## WORK TO COMPLETE
Quote the full listing word for word.

─── RECORDED DATA ───

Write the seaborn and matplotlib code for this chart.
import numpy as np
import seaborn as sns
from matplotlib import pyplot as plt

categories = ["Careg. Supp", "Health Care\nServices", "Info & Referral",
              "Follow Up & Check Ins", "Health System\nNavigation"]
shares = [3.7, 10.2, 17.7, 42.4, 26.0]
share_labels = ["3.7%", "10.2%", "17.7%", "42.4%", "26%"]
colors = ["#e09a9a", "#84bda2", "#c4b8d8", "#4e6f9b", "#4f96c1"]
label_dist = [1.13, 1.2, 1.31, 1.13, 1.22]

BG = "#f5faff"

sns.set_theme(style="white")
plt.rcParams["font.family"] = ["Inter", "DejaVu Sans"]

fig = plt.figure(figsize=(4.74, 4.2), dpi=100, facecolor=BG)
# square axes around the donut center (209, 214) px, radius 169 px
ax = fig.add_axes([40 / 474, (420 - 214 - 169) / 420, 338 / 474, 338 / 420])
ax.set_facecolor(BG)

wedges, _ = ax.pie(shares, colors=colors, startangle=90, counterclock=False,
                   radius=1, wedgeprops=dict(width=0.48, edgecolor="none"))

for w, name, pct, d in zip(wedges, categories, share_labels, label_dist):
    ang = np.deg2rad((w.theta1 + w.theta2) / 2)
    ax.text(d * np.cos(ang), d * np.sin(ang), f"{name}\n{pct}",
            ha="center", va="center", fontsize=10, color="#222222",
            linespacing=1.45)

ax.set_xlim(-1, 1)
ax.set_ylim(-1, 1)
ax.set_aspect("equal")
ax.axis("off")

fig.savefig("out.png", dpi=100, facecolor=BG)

───

## OUTPUT OF THE EXERCISE
Write the seaborn and matplotlib code for this chart.
import numpy as np
import seaborn as sns
from matplotlib import pyplot as plt

categories = ["Careg. Supp", "Health Care\nServices", "Info & Referral",
              "Follow Up & Check Ins", "Health System\nNavigation"]
shares = [3.7, 10.2, 17.7, 42.4, 26.0]
share_labels = ["3.7%", "10.2%", "17.7%", "42.4%", "26%"]
colors = ["#e09a9a", "#84bda2", "#c4b8d8", "#4e6f9b", "#4f96c1"]
label_dist = [1.13, 1.2, 1.31, 1.13, 1.22]

BG = "#f5faff"

sns.set_theme(style="white")
plt.rcParams["font.family"] = ["Inter", "DejaVu Sans"]

fig = plt.figure(figsize=(4.74, 4.2), dpi=100, facecolor=BG)
# square axes around the donut center (209, 214) px, radius 169 px
ax = fig.add_axes([40 / 474, (420 - 214 - 169) / 420, 338 / 474, 338 / 420])
ax.set_facecolor(BG)

wedges, _ = ax.pie(shares, colors=colors, startangle=90, counterclock=False,
                   radius=1, wedgeprops=dict(width=0.48, edgecolor="none"))

for w, name, pct, d in zip(wedges, categories, share_labels, label_dist):
    ang = np.deg2rad((w.theta1 + w.theta2) / 2)
    ax.text(d * np.cos(ang), d * np.sin(ang), f"{name}\n{pct}",
            ha="center", va="center", fontsize=10, color="#222222",
            linespacing=1.45)

ax.set_xlim(-1, 1)
ax.set_ylim(-1, 1)
ax.set_aspect("equal")
ax.axis("off")

fig.savefig("out.png", dpi=100, facecolor=BG)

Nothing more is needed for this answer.